Audit of antenatal care at a community health centre in Tshwane North subdistrict, Gauteng province
AbstractObjective: Few studies document the level of compliance with antenatal care protocols in primary health care in South Africa. The aim of this study was to conduct an audit of antenatal care at a community health centre in Tshwane North subdistrict in order to measure the level of compliance of maternity staff with antenatal care protocols. This study was part of a larger study on a quality improvement initiative in primary health care.
Design and setting: A retrospective cross-sectional descriptive study was undertaken of women attending antenatal care at the study clinic. Data were collected through a review of the women’s antenatal cards using criteria from the Guidelines for maternity care in South Africa and the basic antenatal care (BANC) checklist. In addition, qualitative interviews of maternity staff were undertaken in order to investigate reasons for noncompliance with the maternity care guidelines.

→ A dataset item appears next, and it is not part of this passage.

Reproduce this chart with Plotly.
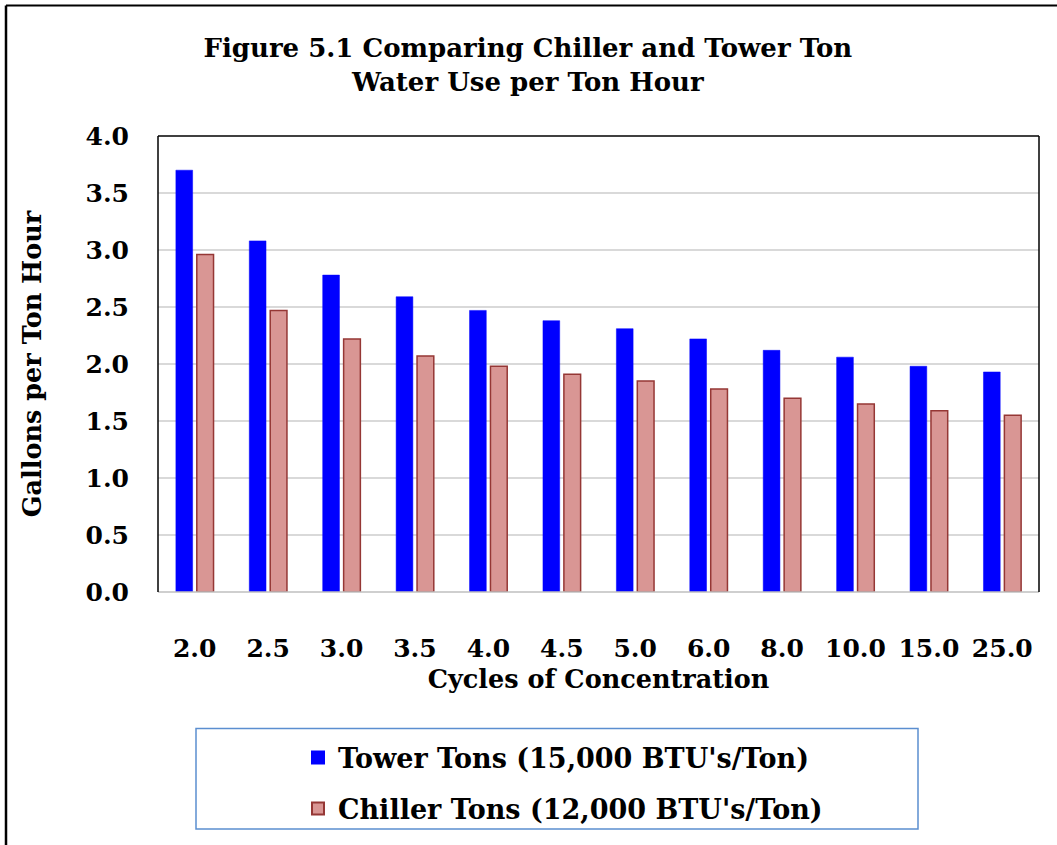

Results: The overall rate of compliance of nurses was 85.1%. This is less than optimal. The response (decision-making and interpretation) component of compliance was only 57.6%. This represents a significant missed opportunity in terms of quality of antenatal care. Important protocols, such as that pertaining to the prevention of mother-to-child transmission (PMTCT) of human immunodeficiency virus, were also not carried out correctly. The response to PMTCT protocols was 50% only, another significant opportunity missed. Administrative factors, patient-related factors and deficiencies in the knowledge and skills of nurses were identified and documented as reasons for noncompliance.
Conclusion: The study has provided a detailed picture of the situation with regard to non-compliance with the maternity care guidelines in a primary health care facility. Therefore, these data are very important in terms of quality assurance of maternity services in primary health care.